[Exercise aim]:
Restate the data word for word and leave the images out.
═══
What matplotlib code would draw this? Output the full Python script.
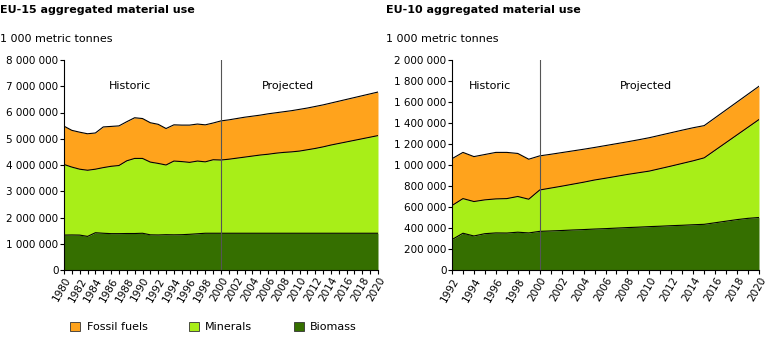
import numpy as np
import matplotlib
matplotlib.use('Agg')
import matplotlib.pyplot as plt
from matplotlib.ticker import FuncFormatter, MultipleLocator
from matplotlib.patches import Patch

# EU-15, 1980-2020 (cumulative tops in 1 000 t)
years15 = list(range(1980, 2021))
biomass15 = [1330, 1335, 1330, 1280, 1420, 1400, 1385, 1385, 1390, 1390,
             1400, 1340, 1335, 1345, 1340, 1345, 1360, 1380, 1400, 1400,
             1400, 1400, 1400, 1400, 1400, 1400, 1400, 1400, 1400, 1400,
             1400, 1400, 1400, 1400, 1400, 1400, 1400, 1400, 1400, 1400, 1400]
min_top15 = [4020, 3920, 3840, 3800, 3840, 3900, 3950, 3980, 4160, 4250,
             4250, 4110, 4060, 4000, 4150, 4130, 4100, 4150, 4120, 4200,
             4190, 4220, 4260, 4300, 4340, 4380, 4410, 4450, 4480, 4500,
             4530, 4580, 4630, 4690, 4760, 4820, 4880, 4940, 5000, 5060, 5120]
tot15 = [5480, 5320, 5250, 5190, 5220, 5450, 5470, 5490, 5650, 5800,
         5770, 5610, 5550, 5390, 5530, 5520, 5520, 5560, 5530, 5600,
         5680, 5720, 5770, 5820, 5860, 5900, 5950, 5990, 6030, 6070,
         6120, 6170, 6230, 6290, 6360, 6430, 6500, 6570, 6640, 6710, 6780]

# EU-10, 1992-2020
years10 = list(range(1992, 2021))
biomass10 = [290, 350, 324, 346, 353, 352, 360, 353, 368, 372,
             376, 381, 385, 390, 394, 399, 404, 408, 413, 417,
             422, 426, 431, 435, 450, 465, 480, 492, 500]
min_top10 = [614, 680, 652, 668, 677, 680, 700, 674, 762, 780,
             798, 817, 836, 857, 874, 892, 910, 926, 942, 966,
             990, 1015, 1040, 1068, 1141, 1214, 1287, 1360, 1433]
tot10 = [1060, 1120, 1080, 1100, 1120, 1120, 1110, 1055, 1087, 1102,
         1118, 1134, 1150, 1167, 1185, 1203, 1221, 1240, 1260, 1284,
         1308, 1332, 1355, 1375, 1450, 1525, 1600, 1675, 1750]

c_fossil = '#FFA31C'
c_min = '#A8EE18'
c_bio = '#356F00'

plt.rcParams['font.family'] = 'DejaVu Sans'
plt.rcParams['font.size'] = 7.5

fig = plt.figure(figsize=(7.68, 3.37), dpi=100)

def fmt(v, pos):
    return '{:,}'.format(int(round(v))).replace(',', ' ')

def panel(rect, years, bio, mtop, tot, ymax, ystep, split, htxt, ptxt):
    ax = fig.add_axes(rect)
    x = np.array(years)
    b = np.array(bio) * 1000
    m = np.array(mtop) * 1000
    t = np.array(tot) * 1000
    ax.fill_between(x, m, t, color=c_fossil, lw=0)
    ax.fill_between(x, b, m, color=c_min, lw=0)
    ax.fill_between(x, 0, b, color=c_bio, lw=0)
    for s in (t, m, b):
        ax.plot(x, s, color='black', lw=0.8)
    ax.axvline(split, color='#555555', lw=0.8)
    ax.set_xlim(years[0], years[-1])
    ax.set_ylim(0, ymax)
    ax.yaxis.set_major_locator(MultipleLocator(ystep))
    ax.yaxis.set_major_formatter(FuncFormatter(fmt))
    ax.set_xticks(list(range(years[0], years[-1] + 1, 2)))
    ax.xaxis.set_minor_locator(MultipleLocator(1))
    ax.tick_params(axis='x', which='both', direction='out', length=3, width=0.8, pad=1)
    ax.tick_params(axis='y', direction='out', length=3, width=0.8, pad=1)
    plt.setp(ax.get_xticklabels(), rotation=60, ha='right', rotation_mode='anchor')
    ax.spines['top'].set_visible(False)
    ax.spines['right'].set_visible(False)
    ax.text(htxt[0], htxt[1], 'Historic', ha='center', va='center', fontsize=8)
    ax.text(ptxt[0], ptxt[1], 'Projected', ha='center', va='center', fontsize=8)
    return ax

ax1 = panel([64/768, 67/337, 314/768, 210/337], years15, biomass15, min_top15, tot15,
            8000000, 1000000, 2000, (1988.4, 7000000), (2008.5, 7000000))
ax2 = panel([452/768, 67/337, 307/768, 210/337], years10, biomass10, min_top10, tot10,
            2000000, 200000, 2000, (1995.5, 1750000), (2009.7, 1750000))

fig.text(0.0, 0.985, 'EU-15 aggregated material use', fontweight='bold', fontsize=8, va='top')
fig.text(0.0, 0.885, '1 000 metric tonnes', fontsize=8, va='center')
fig.text(386/768, 0.985, 'EU-10 aggregated material use', fontweight='bold', fontsize=8, va='top')
fig.text(386/768, 0.885, '1 000 metric tonnes', fontsize=8, va='center')

handles = [Patch(facecolor=c_fossil, edgecolor='#333333', lw=0.6, label='Fossil fuels'),
           Patch(facecolor=c_min, edgecolor='#333333', lw=0.6, label='Minerals'),
           Patch(facecolor=c_bio, edgecolor='#333333', lw=0.6, label='Biomass')]
fig.legend(handles=handles, loc='center left', bbox_to_anchor=(60/768, 1 - 327/337), ncol=3,
           frameon=False, fontsize=8, handlelength=0.9, handleheight=0.9,
           handletextpad=0.6, columnspacing=3.7)

fig.savefig('out.png', dpi=100)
═══
[Worked answer]:
What matplotlib code would draw this? Output the full Python script.
import numpy as np
import matplotlib
matplotlib.use('Agg')
import matplotlib.pyplot as plt
from matplotlib.ticker import FuncFormatter, MultipleLocator
from matplotlib.patches import Patch

# EU-15, 1980-2020 (cumulative tops in 1 000 t)
years15 = list(range(1980, 2021))
biomass15 = [1330, 1335, 1330, 1280, 1420, 1400, 1385, 1385, 1390, 1390,
             1400, 1340, 1335, 1345, 1340, 1345, 1360, 1380, 1400, 1400,
             1400, 1400, 1400, 1400, 1400, 1400, 1400, 1400, 1400, 1400,
             1400, 1400, 1400, 1400, 1400, 1400, 1400, 1400, 1400, 1400, 1400]
min_top15 = [4020, 3920, 3840, 3800, 3840, 3900, 3950, 3980, 4160, 4250,
             4250, 4110, 4060, 4000, 4150, 4130, 4100, 4150, 4120, 4200,
             4190, 4220, 4260, 4300, 4340, 4380, 4410, 4450, 4480, 4500,
             4530, 4580, 4630, 4690, 4760, 4820, 4880, 4940, 5000, 5060, 5120]
tot15 = [5480, 5320, 5250, 5190, 5220, 5450, 5470, 5490, 5650, 5800,
         5770, 5610, 5550, 5390, 5530, 5520, 5520, 5560, 5530, 5600,
         5680, 5720, 5770, 5820, 5860, 5900, 5950, 5990, 6030, 6070,
         6120, 6170, 6230, 6290, 6360, 6430, 6500, 6570, 6640, 6710, 6780]

# EU-10, 1992-2020
years10 = list(range(1992, 2021))
biomass10 = [290, 350, 324, 346, 353, 352, 360, 353, 368, 372,
             376, 381, 385, 390, 394, 399, 404, 408, 413, 417,
             422, 426, 431, 435, 450, 465, 480, 492, 500]
min_top10 = [614, 680, 652, 668, 677, 680, 700, 674, 762, 780,
             798, 817, 836, 857, 874, 892, 910, 926, 942, 966,
             990, 1015, 1040, 1068, 1141, 1214, 1287, 1360, 1433]
tot10 = [1060, 1120, 1080, 1100, 1120, 1120, 1110, 1055, 1087, 1102,
         1118, 1134, 1150, 1167, 1185, 1203, 1221, 1240, 1260, 1284,
         1308, 1332, 1355, 1375, 1450, 1525, 1600, 1675, 1750]

c_fossil = '#FFA31C'
c_min = '#A8EE18'
c_bio = '#356F00'

plt.rcParams['font.family'] = 'DejaVu Sans'
plt.rcParams['font.size'] = 7.5

fig = plt.figure(figsize=(7.68, 3.37), dpi=100)

def fmt(v, pos):
    return '{:,}'.format(int(round(v))).replace(',', ' ')

def panel(rect, years, bio, mtop, tot, ymax, ystep, split, htxt, ptxt):
    ax = fig.add_axes(rect)
    x = np.array(years)
    b = np.array(bio) * 1000
    m = np.array(mtop) * 1000
    t = np.array(tot) * 1000
    ax.fill_between(x, m, t, color=c_fossil, lw=0)
    ax.fill_between(x, b, m, color=c_min, lw=0)
    ax.fill_between(x, 0, b, color=c_bio, lw=0)
    for s in (t, m, b):
        ax.plot(x, s, color='black', lw=0.8)
    ax.axvline(split, color='#555555', lw=0.8)
    ax.set_xlim(years[0], years[-1])
    ax.set_ylim(0, ymax)
    ax.yaxis.set_major_locator(MultipleLocator(ystep))
    ax.yaxis.set_major_formatter(FuncFormatter(fmt))
    ax.set_xticks(list(range(years[0], years[-1] + 1, 2)))
    ax.xaxis.set_minor_locator(MultipleLocator(1))
    ax.tick_params(axis='x', which='both', direction='out', length=3, width=0.8, pad=1)
    ax.tick_params(axis='y', direction='out', length=3, width=0.8, pad=1)
    plt.setp(ax.get_xticklabels(), rotation=60, ha='right', rotation_mode='anchor')
    ax.spines['top'].set_visible(False)
    ax.spines['right'].set_visible(False)
    ax.text(htxt[0], htxt[1], 'Historic', ha='center', va='center', fontsize=8)
    ax.text(ptxt[0], ptxt[1], 'Projected', ha='center', va='center', fontsize=8)
    return ax

ax1 = panel([64/768, 67/337, 314/768, 210/337], years15, biomass15, min_top15, tot15,
            8000000, 1000000, 2000, (1988.4, 7000000), (2008.5, 7000000))
ax2 = panel([452/768, 67/337, 307/768, 210/337], years10, biomass10, min_top10, tot10,
            2000000, 200000, 2000, (1995.5, 1750000), (2009.7, 1750000))

fig.text(0.0, 0.985, 'EU-15 aggregated material use', fontweight='bold', fontsize=8, va='top')
fig.text(0.0, 0.885, '1 000 metric tonnes', fontsize=8, va='center')
fig.text(386/768, 0.985, 'EU-10 aggregated material use', fontweight='bold', fontsize=8, va='top')
fig.text(386/768, 0.885, '1 000 metric tonnes', fontsize=8, va='center')

handles = [Patch(facecolor=c_fossil, edgecolor='#333333', lw=0.6, label='Fossil fuels'),
           Patch(facecolor=c_min, edgecolor='#333333', lw=0.6, label='Minerals'),
           Patch(facecolor=c_bio, edgecolor='#333333', lw=0.6, label='Biomass')]
fig.legend(handles=handles, loc='center left', bbox_to_anchor=(60/768, 1 - 327/337), ncol=3,
           frameon=False, fontsize=8, handlelength=0.9, handleheight=0.9,
           handletextpad=0.6, columnspacing=3.7)

fig.savefig('out.png', dpi=100)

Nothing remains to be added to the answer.